The wettest months are September and October. The hottest stretch is March and April, when San Salvador can hit 95–97°F (35–36°C) in the afternoon. Highlands like Apaneca and Cerro Verde stay 15–20°F cooler than the coast.

If you have to pick a single week, go in late November. The rains have ended, the landscape is still green, prices haven’t spiked yet, and the surf is forgiving enough for first-timers at El Sunzal.

Specific seasonal hooks worth timing a trip around:

  • Sea turtle nesting: May–November, with hatchling releases July to December at Bahia de Jiquilisco
  • Humpback whale watching: November–April off the Los Cobanos reef
  • Coffee picking season: December–March in the Apaneca-Ilamatepec mountains
  • National Pupusa Day: November 13 — every cooperative in the country sets up a tent

Pro Tip: Avoid Semana Santa (Holy Week, late March or early April) unless you specifically want to see the colored sawdust alfombras in Sonsonate. Hotel prices double, El Tunco fills with Salvadoran families wall to wall, and the Santa Ana hike hits capacity by 9 a.m.

How many days do you need in El Salvador?

Five to seven days is enough to see the main highlights — San Salvador, the Santa Ana volcano, Ruta de las Flores and the Surf City coast. Ten days is the sweet spot if you want to add Suchitoto and the Joya de Ceren ruins without rushing. Two weeks lets you include the eastern coast, Conchagua and Bahia de Jiquilisco.

Distances are short — this is the smallest country in Central America. You can drive coast to capital to volcano in under three hours. That means you can pack a lot in without long-haul driving days.

If you only have a long weekend (3–4 days), pick one base and stay put. The realistic minimum to leave with a sense of the country is 5 days.

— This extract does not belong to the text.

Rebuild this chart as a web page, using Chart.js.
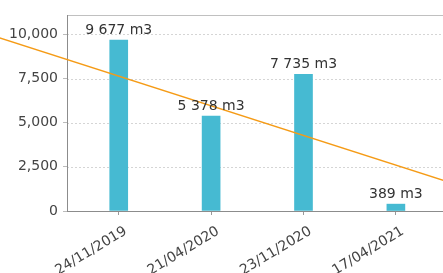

Where to go in El Salvador

These are the destinations worth your time, roughly ranked by what they deliver versus what they cost to reach. San Salvador anchors the entry, El Tunco and El Zonte own the surf coast, Santa Ana holds the country’s signature volcano, the Ruta de las Flores offers the coffee circuit, Suchitoto adds the colonial cultural layer, and Joya de Ceren is the Maya ruin to prioritize.

San Salvador and the capital region

San Salvador is not a destination on its own — it’s a base for day trips and the place you fly into. Plan one night, two at most, and use the time to see the Centro Historico, eat at a serious sit-down restaurant, and take the half-day trip up to El Boqueron crater.

The Centro Historico had a major overhaul through the early 2020s. Plaza Barrios, the Catedral Metropolitana (where Saint Oscar Romero is buried in the crypt), and the Palacio Nacional all sit within a five-minute walk of each other. The new BINAES national library is open 24 hours a day and is worth a walk-through for the architecture alone.

The single most visually striking building in the country is Iglesia El Rosario, two blocks east of the cathedral. The exterior looks like a concrete bunker. The interior is a rainbow of stained-glass light from end to end. The walls still show bullet holes from the 1979 protester massacre that helped trigger the civil war — they were left intentionally.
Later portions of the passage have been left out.